A surprising number of courts have said these acts are not searches because they have wrongly focused on the nature of the information obtained rather than how it was obtained. That is leading courts to say that accessing only limited information from inside an electronic storage device is not a search at all. According to these decisions, only retrieving a lot of or particularly important information qualifies as a search.

Not so. As I explained in this 2005 article, I think this is a classic Fourth Amendment search: It’s forcibly exposing information from inside a person’s Fourth Amendment effects, which is as core of a search as you can get. There are some limited contexts where the nature of the information is relevant to the search analysis, but the usual rule, as seen in Hicks, is that the kind or amount of information obtained is irrelevant. The Fourth Amendment protects all “effects” from searches, and there is no de minimis doctrine where breaking in just to get a few small things does not constitute a search.

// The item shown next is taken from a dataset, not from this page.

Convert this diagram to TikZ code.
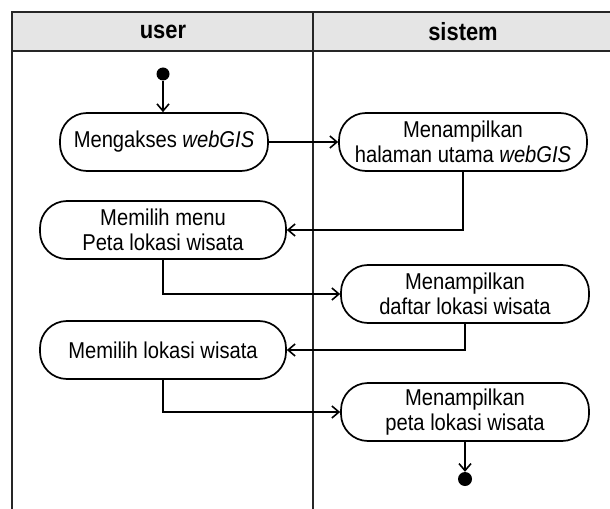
\documentclass[tikz,border=0pt]{standalone}
\usepackage{fontspec}
\setmainfont{Liberation Sans}[FakeStretch=0.88]
\usetikzlibrary{arrows.meta}
\tikzset{
  act/.style={draw=black, line width=1.7bp, rounded corners=27bp, fill=white,
    align=center, inner sep=0pt, font=\fontsize{23}{25}\selectfont},
  flow/.style={line width=1.8bp, -{Straight Barb[length=7bp,width=12bp,line width=1.6bp]}},
  lane/.style={line width=2bp, draw=black!85},
  dot/.style={circle, fill=black, inner sep=0pt, minimum size=13bp},
  hdr/.style={font=\fontsize{25}{26}\selectfont\bfseries}
}
\begin{document}
\begin{tikzpicture}[x=1bp,y=-1bp]
\useasboundingbox (0,0) rectangle (610,509);
\fill[white] (0,0) rectangle (610,509);
% header band
\fill[black!10] (12,12) rectangle (612,51);
\draw[lane] (12,511) -- (12,12) -- (612,12);
\draw[lane] (12,51) -- (612,51);
\draw[lane] (313,12) -- (313,511);
\node[hdr] (hu) at (163,32) {user};
\node[hdr] (hs) at (463,32) {sistem};
% nodes
\node[dot] (start) at (163,74) {};
\node[act, minimum width=208bp, minimum height=58bp] (n1) at (164,142) {Mengakses \textit{webGIS}};
\node[act, minimum width=248bp, minimum height=58bp] (n2) at (463,142) {Menampilkan\\halaman utama \textit{webGIS}};
\node[act, minimum width=246bp, minimum height=58bp] (n3) at (163,230) {Memilih menu\\Peta lokasi wisata};
\node[act, minimum width=248bp, minimum height=58bp] (n4) at (465,294) {Menampilkan\\daftar lokasi wisata};
\node[act, minimum width=246bp, minimum height=58bp] (n5) at (163,350) {Memilih lokasi wisata};
\node[act, minimum width=248bp, minimum height=58bp] (n6) at (465,412) {Menampilkan\\peta lokasi wisata};
\node[dot, minimum size=14bp] (end) at (465,479) {};
% connectors
\draw[flow] (start) -- (n1.north -| start);
\draw[flow] (n1.east) -- (n1.east -| n2.west);
\draw[flow] (n2.south) |- (n3.east);
\draw[flow] (n3.south) |- (n4.west);
\draw[flow] (n4.south) |- (n5.east);
\draw[flow] (n5.south) |- (n6.west);
\draw[flow] (n6.south) -- (end.north);
\end{tikzpicture}
\end{document}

Having such a bright-line rule matters, among other reasons, because the bright line keeps courts from eroding Fourth Amendment protections. If a little bit of a search is not a search at all, then courts have the discretion in individual cases to say that this particular case involves so little information that it’s not a search. Because most Fourth Amendment litigation involves the exclusionary rule, and most judges are very reluctant to exclude evidence, such a case-by-case standard puts pressure on courts to take expansive views of the de minimis exception. Maintaining Fourth Amendment protections requires a bright-line rule, and under that bright line rule every compelled access into a suspect’s electronic storage device should be a search.

With three circuits ruling on the question in just the last eighteen months, and with all of them holding that scanning isn’t a Fourth Amendment search, I suspect we’ll see more cases soon from other circuits that will grapple with the same question. Perhaps a circuit split will surface down the road.